Records with drawing code
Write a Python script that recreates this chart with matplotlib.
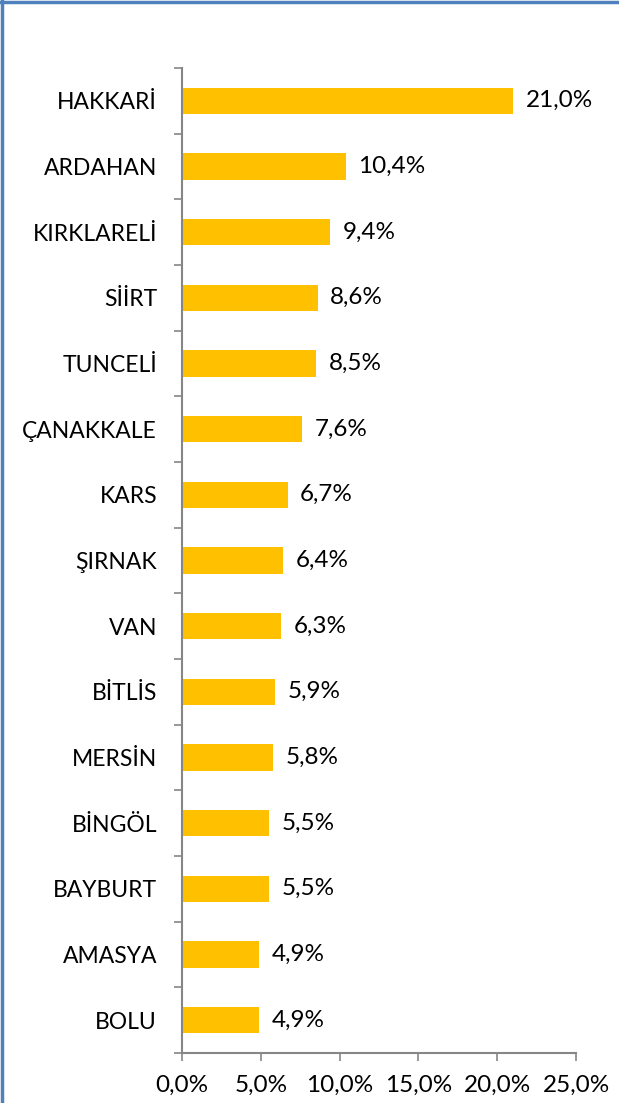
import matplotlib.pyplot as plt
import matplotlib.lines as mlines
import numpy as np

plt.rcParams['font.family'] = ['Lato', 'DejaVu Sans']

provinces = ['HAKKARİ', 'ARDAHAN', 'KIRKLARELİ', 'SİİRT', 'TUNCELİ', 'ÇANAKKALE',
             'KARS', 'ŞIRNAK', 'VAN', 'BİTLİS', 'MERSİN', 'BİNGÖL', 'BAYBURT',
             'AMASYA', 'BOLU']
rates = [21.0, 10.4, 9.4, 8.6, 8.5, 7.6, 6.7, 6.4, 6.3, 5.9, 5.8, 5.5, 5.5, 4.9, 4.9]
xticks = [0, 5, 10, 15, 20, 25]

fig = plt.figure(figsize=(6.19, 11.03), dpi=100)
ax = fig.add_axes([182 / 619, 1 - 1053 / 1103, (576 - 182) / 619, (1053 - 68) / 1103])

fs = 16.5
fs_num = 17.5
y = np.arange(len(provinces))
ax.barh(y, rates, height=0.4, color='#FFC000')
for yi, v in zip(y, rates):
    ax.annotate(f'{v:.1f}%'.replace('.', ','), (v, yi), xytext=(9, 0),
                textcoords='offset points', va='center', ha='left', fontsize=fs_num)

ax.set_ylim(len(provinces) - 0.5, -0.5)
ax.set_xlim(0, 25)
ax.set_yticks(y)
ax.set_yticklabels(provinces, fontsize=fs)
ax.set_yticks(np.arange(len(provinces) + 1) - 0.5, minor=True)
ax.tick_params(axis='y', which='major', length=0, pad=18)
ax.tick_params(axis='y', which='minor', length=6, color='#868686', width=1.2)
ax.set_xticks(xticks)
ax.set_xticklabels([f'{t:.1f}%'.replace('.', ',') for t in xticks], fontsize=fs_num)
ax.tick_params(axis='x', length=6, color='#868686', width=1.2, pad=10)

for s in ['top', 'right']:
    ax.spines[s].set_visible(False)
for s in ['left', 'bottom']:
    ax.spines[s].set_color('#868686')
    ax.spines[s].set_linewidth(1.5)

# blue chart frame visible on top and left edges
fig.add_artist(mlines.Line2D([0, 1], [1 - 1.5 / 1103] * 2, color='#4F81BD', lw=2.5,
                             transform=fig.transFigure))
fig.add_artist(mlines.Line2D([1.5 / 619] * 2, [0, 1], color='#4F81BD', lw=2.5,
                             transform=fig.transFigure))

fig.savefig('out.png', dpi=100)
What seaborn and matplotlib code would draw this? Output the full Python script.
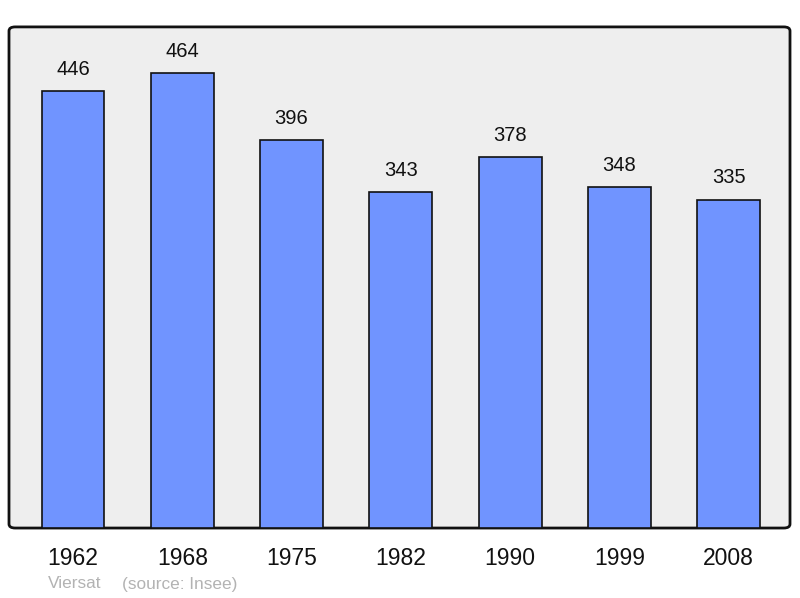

Task instructions —
Without the pictures, output the full listing exactly as it stands.

Exercise solution —
Write a Python script that recreates this chart with matplotlib.
import matplotlib.pyplot as plt
import matplotlib.lines as mlines
import numpy as np

plt.rcParams['font.family'] = ['Lato', 'DejaVu Sans']

provinces = ['HAKKARİ', 'ARDAHAN', 'KIRKLARELİ', 'SİİRT', 'TUNCELİ', 'ÇANAKKALE',
             'KARS', 'ŞIRNAK', 'VAN', 'BİTLİS', 'MERSİN', 'BİNGÖL', 'BAYBURT',
             'AMASYA', 'BOLU']
rates = [21.0, 10.4, 9.4, 8.6, 8.5, 7.6, 6.7, 6.4, 6.3, 5.9, 5.8, 5.5, 5.5, 4.9, 4.9]
xticks = [0, 5, 10, 15, 20, 25]

fig = plt.figure(figsize=(6.19, 11.03), dpi=100)
ax = fig.add_axes([182 / 619, 1 - 1053 / 1103, (576 - 182) / 619, (1053 - 68) / 1103])

fs = 16.5
fs_num = 17.5
y = np.arange(len(provinces))
ax.barh(y, rates, height=0.4, color='#FFC000')
for yi, v in zip(y, rates):
    ax.annotate(f'{v:.1f}%'.replace('.', ','), (v, yi), xytext=(9, 0),
                textcoords='offset points', va='center', ha='left', fontsize=fs_num)

ax.set_ylim(len(provinces) - 0.5, -0.5)
ax.set_xlim(0, 25)
ax.set_yticks(y)
ax.set_yticklabels(provinces, fontsize=fs)
ax.set_yticks(np.arange(len(provinces) + 1) - 0.5, minor=True)
ax.tick_params(axis='y', which='major', length=0, pad=18)
ax.tick_params(axis='y', which='minor', length=6, color='#868686', width=1.2)
ax.set_xticks(xticks)
ax.set_xticklabels([f'{t:.1f}%'.replace('.', ',') for t in xticks], fontsize=fs_num)
ax.tick_params(axis='x', length=6, color='#868686', width=1.2, pad=10)

for s in ['top', 'right']:
    ax.spines[s].set_visible(False)
for s in ['left', 'bottom']:
    ax.spines[s].set_color('#868686')
    ax.spines[s].set_linewidth(1.5)

# blue chart frame visible on top and left edges
fig.add_artist(mlines.Line2D([0, 1], [1 - 1.5 / 1103] * 2, color='#4F81BD', lw=2.5,
                             transform=fig.transFigure))
fig.add_artist(mlines.Line2D([1.5 / 619] * 2, [0, 1], color='#4F81BD', lw=2.5,
                             transform=fig.transFigure))

fig.savefig('out.png', dpi=100)
What seaborn and matplotlib code would draw this? Output the full Python script.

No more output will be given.